À beira da morte, presa a uma cama de hospital, uma mulher imagina-se vagando nua pelas ruas de São Paulo, cruzando com os personagens habituais da cidade, de mendigos a executivos.
Narrado em um longo monólogo, o percurso íntimo, extremo, é povoado também de outras vozes, memórias e referências –literárias, filosóficas e mitológicas– que não acabam mais.
Muito sinteticamente, é este o universo de “Os Piores Dias de Minha Vida Foram Todos”, título que vem a calhar para completar a sinopse do novo livro de Evandro Affonso Ferreira.
Terceiro volume de uma trilogia, ele se assemelha em tudo aos seus predecessores –”Minha Mãe se Matou Sem Dizer Adeus”, de 2010, e “O Mendigo que Sabia de Cor os Adágios de Erasmo de Rotterdam”, de 2012.

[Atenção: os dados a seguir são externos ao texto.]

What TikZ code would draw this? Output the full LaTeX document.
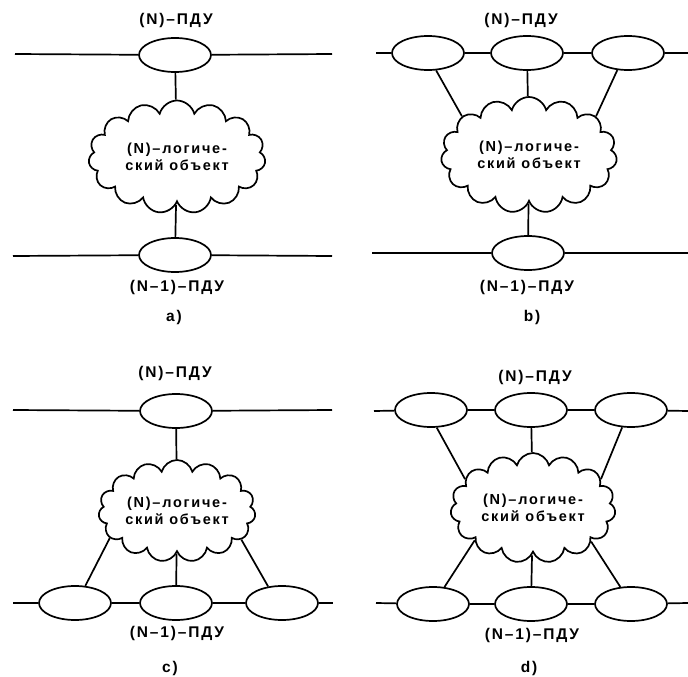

No conjunto, ilustram de saída um marco do romance, em que reiteração e recorrência, assumidos, se espalham pelos temas, pela estrutura ficcional e pelos recursos narrativos.
PRECISÃO
Com regularidade, o monólogo oscila entre a consciência da narradora sobre sua condição; as ruas; a justificativa do delírio; a lembrança de um grande amigo; e também ao seu paradigma mais geral –Antígona, a filha de Édipo que preferiu ser enterrada viva a deixar o corpo do irmão insepulto.
Nessa fórmula de precisão quase matemática, não existe desvio possível. A reiteração se aplica, inclusive, ao léxico e ao estilo particulares: nomes reforçados por pronomes; enfileiramento de substantivos e adjetivos similares; frases, palavras, expressões marteladas à obsessão.
EQUAÇÃO
Se a metáfora das exatas é aceitável, “Os Piores Dias”¦” é uma equação que se faz inteiramente de hipérboles, no que elas têm –no sentido geométrico ou retórico– de fechado, previsível e exagerado.
Lá pelas tantas, nada surpreende: a quantidade de vezes em que a expressão “in totum” aparece no monólogo; as construções como “súbita dor cruciante tremura exasperação sangradura abortífera”; a frequência com que, judiciosa, a narrativa nomeia a “parvoíce” e “patetice” das pessoas ao redor.
Em certo sentido, “Os Piores Dias”¦” está cheio de elementos para se defender diante da banca.
Mas, em muitos outros, não resiste à realidade vulgar que, a propósito, ele faz questão de repelir.
No varejo das coisas, reiteração e ênfase meramente formais se transformam em pura repetição, em insistência. Coisas que, com raríssimas exceções, resultam em aborrecimento.
Evandro Affonso Ferreira já disse que não se importa com a falta de leitores para seus livros. E isso sempre em referência à avaliação de que sua prosa, hermética, se contrapunha a uma literatura de consumo fácil.
Na ponta do lápis, a avaliação é imprecisa: no universo reduzido de público de boa literatura, as referências eruditas dos livros de Evandro não são tão difíceis assim. O mesmo se aplica ao vocabulário tortuoso e à sintaxe.
Incluir na conta da falta de leitores a multidão que prefere os best-sellers (ou livro nenhum) é promover uma distorção estatística.
Vale, sim, considerar outra hipótese. A de que, depois de tantos ensaios experimentalistas, a obra de Evandro tenha se encantado por uma espécie de neobeletrismo. Nas suas referências clássicas, no vocabulário culto, no orgulhoso universo reduzido de leitores.